Por isso, quando o governo
Dilma e o PMDB passam de “aliados incondicionais” a irmãos inimigos, exibindo
ao país a mediocridade dos interesses eleitorais – ora jogando para a plateia,
ora aumentando o preço de certos apoios, mas sempre com base na ausência
completa de substância –, não podemos nos surpreender, mas devemos nos
interrogar: como foi possível ter chegado tão longe? Até quando as coisas
seguirão assim, indiferentes às dinâmicas e às expectativas sociais,
aprisionadas pelas grades de um sistema que funciona mas não produz vantagem
para a sociedade, nem para o Estado?
Como bem observou o analista
político Carlos Melo em artigo ("Consensos negativos") publicado no
caderno Aliás no dia 16/03, “o
sistema assumiu uma lógica própria, funcionando, basicamente, para si mesmo”. Os
que estão no jogo não parecem integrados à sociedade: falam em nome dela, mas não
a representam de fato. Batem-se pelos próprios interesses e cálculos,
manuseando recursos públicos como se fossem donos deles, sem visão social mais
generosa. Roubam-se pedaços de poder uns dos outros – um poder discutível,
porque de baixa repercussão social positiva, mas com o qual se vencem eleições.
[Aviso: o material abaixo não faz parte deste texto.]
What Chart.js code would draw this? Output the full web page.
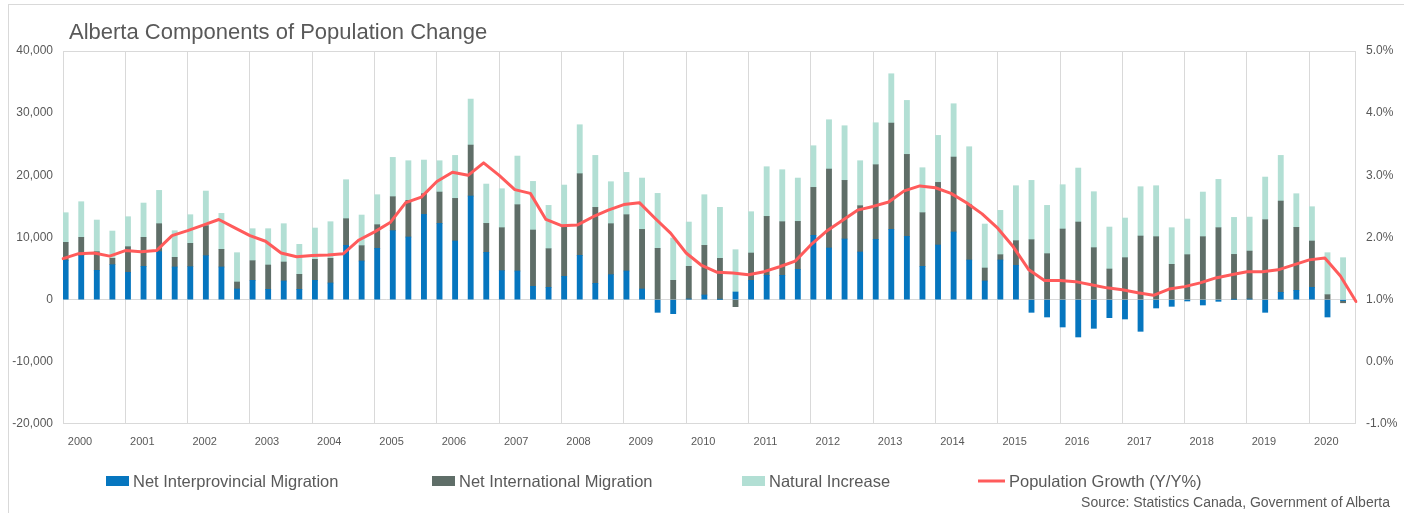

Só circunstancialmente processa-se a mágica que aproxima Estado e sociedade.
A época atual se mostra hostil
à reprodução desse esquema. É ágil, dinâmica, pede respostas rápidas, busca a
transparência. Está a criar o tempo todo instituições de novo tipo, que trazem
consigo traços de um futuro que não seja mero prolongamento passivo do
presente. Não desautoriza coalizões e busca de maiorias governantes, até porque
intui que elas são indispensáveis. Mas está à espera de novas modalidades de deliberação
política e de governo.
As coalizões que vêm sendo
mantidas nas últimas décadas no Brasil não caminham nessa direção. Deveriam
todos começar a pensar nelas com maior rigor. [Publicado em O Estado de S. Paulo, 22/03/2014, p. A2].